Return the lines from the one that contains "Generate a web" through the one that contains "const bathCErr = [1.3, 1.4, 1.1, 1.4];", both included, exactly as written and with nothing added.

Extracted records

○ ○ ○ ○ ○

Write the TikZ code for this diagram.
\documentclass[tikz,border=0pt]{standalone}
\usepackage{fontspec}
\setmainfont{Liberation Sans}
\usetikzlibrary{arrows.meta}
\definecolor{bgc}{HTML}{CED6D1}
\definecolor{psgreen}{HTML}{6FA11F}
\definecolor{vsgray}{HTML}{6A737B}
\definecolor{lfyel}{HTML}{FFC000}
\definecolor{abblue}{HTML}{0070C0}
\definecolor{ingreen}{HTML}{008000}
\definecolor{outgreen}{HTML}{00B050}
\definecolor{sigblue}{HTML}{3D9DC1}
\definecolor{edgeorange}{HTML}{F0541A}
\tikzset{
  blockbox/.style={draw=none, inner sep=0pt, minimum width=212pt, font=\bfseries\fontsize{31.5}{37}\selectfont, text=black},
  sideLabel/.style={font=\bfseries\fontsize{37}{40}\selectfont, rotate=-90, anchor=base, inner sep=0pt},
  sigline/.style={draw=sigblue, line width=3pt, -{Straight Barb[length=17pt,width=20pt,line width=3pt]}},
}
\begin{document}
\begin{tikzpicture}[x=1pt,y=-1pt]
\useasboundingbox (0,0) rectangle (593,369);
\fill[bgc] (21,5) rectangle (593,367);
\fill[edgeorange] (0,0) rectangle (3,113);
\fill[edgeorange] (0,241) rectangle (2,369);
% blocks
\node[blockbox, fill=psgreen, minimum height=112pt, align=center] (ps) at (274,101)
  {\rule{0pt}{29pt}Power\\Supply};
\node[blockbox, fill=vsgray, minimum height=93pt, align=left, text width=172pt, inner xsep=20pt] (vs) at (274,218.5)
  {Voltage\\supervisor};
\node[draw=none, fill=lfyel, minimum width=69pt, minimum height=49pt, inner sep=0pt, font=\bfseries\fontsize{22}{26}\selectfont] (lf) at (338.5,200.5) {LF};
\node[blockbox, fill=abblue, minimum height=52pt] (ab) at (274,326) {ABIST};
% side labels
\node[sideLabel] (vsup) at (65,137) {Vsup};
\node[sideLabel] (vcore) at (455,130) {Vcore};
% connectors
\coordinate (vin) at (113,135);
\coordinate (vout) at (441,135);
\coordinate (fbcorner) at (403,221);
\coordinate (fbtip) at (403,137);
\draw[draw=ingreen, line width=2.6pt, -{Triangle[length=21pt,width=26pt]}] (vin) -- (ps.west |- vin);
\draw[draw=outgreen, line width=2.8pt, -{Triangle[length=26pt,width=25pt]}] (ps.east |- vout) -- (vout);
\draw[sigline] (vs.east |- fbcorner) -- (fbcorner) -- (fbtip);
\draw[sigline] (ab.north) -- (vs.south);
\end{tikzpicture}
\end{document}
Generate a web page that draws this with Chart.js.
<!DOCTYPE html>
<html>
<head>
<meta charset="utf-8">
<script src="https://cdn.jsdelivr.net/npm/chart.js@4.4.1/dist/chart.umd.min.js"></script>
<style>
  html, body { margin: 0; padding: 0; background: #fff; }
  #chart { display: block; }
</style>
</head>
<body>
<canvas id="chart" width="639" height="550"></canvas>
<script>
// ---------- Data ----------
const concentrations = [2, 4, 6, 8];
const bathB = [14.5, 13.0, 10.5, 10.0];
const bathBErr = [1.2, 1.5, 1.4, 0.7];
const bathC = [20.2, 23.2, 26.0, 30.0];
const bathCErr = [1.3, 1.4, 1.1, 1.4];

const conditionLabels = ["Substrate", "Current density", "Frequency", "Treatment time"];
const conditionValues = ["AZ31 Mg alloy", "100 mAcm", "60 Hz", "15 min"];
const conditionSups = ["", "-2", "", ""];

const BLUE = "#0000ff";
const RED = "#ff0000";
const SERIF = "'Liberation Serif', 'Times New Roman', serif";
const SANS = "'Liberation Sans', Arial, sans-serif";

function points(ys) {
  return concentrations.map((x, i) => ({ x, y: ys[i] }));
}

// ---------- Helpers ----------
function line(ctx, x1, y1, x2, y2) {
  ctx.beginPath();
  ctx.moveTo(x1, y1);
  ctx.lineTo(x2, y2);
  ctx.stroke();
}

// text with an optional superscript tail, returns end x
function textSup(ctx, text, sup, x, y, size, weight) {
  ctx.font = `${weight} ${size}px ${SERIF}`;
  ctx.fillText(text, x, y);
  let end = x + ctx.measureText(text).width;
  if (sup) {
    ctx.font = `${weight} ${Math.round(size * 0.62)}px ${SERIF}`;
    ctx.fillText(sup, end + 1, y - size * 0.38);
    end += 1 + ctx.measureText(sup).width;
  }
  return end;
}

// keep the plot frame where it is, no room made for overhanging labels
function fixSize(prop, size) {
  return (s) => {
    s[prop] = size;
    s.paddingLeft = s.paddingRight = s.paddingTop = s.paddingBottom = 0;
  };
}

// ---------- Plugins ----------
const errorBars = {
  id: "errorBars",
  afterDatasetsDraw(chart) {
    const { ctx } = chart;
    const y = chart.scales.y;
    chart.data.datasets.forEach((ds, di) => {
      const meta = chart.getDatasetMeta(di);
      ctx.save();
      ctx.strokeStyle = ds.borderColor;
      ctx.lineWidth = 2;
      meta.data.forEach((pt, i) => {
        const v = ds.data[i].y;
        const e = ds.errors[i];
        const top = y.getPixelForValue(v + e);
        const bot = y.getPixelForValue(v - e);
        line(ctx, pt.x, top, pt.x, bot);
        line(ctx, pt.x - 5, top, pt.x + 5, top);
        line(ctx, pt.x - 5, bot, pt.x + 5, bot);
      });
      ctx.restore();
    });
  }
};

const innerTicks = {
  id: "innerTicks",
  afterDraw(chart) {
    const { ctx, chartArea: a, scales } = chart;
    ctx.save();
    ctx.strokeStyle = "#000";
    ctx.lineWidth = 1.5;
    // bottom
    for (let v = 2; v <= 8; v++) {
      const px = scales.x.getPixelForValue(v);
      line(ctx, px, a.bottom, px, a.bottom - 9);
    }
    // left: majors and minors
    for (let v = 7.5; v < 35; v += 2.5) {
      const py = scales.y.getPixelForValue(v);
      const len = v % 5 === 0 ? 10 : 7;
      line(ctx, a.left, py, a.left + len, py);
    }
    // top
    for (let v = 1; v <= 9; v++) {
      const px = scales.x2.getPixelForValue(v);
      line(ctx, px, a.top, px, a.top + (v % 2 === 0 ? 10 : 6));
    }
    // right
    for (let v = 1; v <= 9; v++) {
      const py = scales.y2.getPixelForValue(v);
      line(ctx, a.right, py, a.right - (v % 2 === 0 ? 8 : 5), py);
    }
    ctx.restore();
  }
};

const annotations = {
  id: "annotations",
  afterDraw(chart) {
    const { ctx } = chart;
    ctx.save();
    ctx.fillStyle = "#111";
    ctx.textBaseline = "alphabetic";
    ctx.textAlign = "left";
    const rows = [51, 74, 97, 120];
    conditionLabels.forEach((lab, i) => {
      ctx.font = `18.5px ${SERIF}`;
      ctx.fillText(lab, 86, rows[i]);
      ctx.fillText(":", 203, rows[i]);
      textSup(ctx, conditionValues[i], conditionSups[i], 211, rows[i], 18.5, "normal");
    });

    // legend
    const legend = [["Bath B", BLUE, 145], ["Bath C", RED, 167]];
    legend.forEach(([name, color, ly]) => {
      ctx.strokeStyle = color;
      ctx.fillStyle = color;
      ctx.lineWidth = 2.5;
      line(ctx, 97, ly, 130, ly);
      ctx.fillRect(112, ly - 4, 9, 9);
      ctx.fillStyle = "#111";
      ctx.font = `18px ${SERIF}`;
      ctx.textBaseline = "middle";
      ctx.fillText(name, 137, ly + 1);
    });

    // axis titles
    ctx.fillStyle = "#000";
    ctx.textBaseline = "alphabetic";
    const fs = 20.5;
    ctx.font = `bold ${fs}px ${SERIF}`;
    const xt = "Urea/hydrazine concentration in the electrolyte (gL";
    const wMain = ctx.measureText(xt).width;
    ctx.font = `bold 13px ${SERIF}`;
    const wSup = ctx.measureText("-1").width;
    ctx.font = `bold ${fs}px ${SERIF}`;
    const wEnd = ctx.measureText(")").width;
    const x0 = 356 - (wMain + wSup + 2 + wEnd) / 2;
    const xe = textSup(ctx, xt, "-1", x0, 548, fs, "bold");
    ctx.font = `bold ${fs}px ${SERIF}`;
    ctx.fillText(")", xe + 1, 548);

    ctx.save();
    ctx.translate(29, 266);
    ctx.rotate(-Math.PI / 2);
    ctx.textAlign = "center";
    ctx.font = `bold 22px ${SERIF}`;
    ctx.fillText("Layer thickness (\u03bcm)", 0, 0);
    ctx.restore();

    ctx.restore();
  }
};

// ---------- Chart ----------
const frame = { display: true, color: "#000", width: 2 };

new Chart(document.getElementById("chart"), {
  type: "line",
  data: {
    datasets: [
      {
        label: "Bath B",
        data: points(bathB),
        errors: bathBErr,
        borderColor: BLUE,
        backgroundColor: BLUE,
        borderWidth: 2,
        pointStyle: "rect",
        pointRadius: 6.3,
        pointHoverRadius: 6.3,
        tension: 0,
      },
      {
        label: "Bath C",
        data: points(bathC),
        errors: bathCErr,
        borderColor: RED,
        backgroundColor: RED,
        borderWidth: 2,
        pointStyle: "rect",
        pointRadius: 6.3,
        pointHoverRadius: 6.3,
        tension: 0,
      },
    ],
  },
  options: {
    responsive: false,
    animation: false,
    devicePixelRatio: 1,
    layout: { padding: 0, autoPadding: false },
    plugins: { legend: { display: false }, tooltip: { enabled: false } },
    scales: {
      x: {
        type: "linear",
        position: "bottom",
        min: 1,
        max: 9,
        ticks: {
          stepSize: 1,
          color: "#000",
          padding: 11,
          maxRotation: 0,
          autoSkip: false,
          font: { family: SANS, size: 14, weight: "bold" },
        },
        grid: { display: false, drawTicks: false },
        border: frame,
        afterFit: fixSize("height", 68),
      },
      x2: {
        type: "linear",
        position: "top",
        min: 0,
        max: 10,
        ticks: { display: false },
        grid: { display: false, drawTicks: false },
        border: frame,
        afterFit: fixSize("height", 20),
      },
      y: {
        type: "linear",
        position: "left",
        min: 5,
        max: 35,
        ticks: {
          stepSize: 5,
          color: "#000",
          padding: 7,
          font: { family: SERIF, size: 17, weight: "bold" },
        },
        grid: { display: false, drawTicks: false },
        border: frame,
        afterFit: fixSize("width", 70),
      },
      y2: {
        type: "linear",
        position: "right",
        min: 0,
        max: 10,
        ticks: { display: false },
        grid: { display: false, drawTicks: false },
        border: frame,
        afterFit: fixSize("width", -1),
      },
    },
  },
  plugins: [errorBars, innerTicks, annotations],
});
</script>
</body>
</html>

○ ○ ○ ○ ○

*The completed task*:
Generate a web page that draws this with Chart.js.
<!DOCTYPE html>
<html>
<head>
<meta charset="utf-8">
<script src="https://cdn.jsdelivr.net/npm/chart.js@4.4.1/dist/chart.umd.min.js"></script>
<style>
  html, body { margin: 0; padding: 0; background: #fff; }
  #chart { display: block; }
</style>
</head>
<body>
<canvas id="chart" width="639" height="550"></canvas>
<script>
// ---------- Data ----------
const concentrations = [2, 4, 6, 8];
const bathB = [14.5, 13.0, 10.5, 10.0];
const bathBErr = [1.2, 1.5, 1.4, 0.7];
const bathC = [20.2, 23.2, 26.0, 30.0];
const bathCErr = [1.3, 1.4, 1.1, 1.4];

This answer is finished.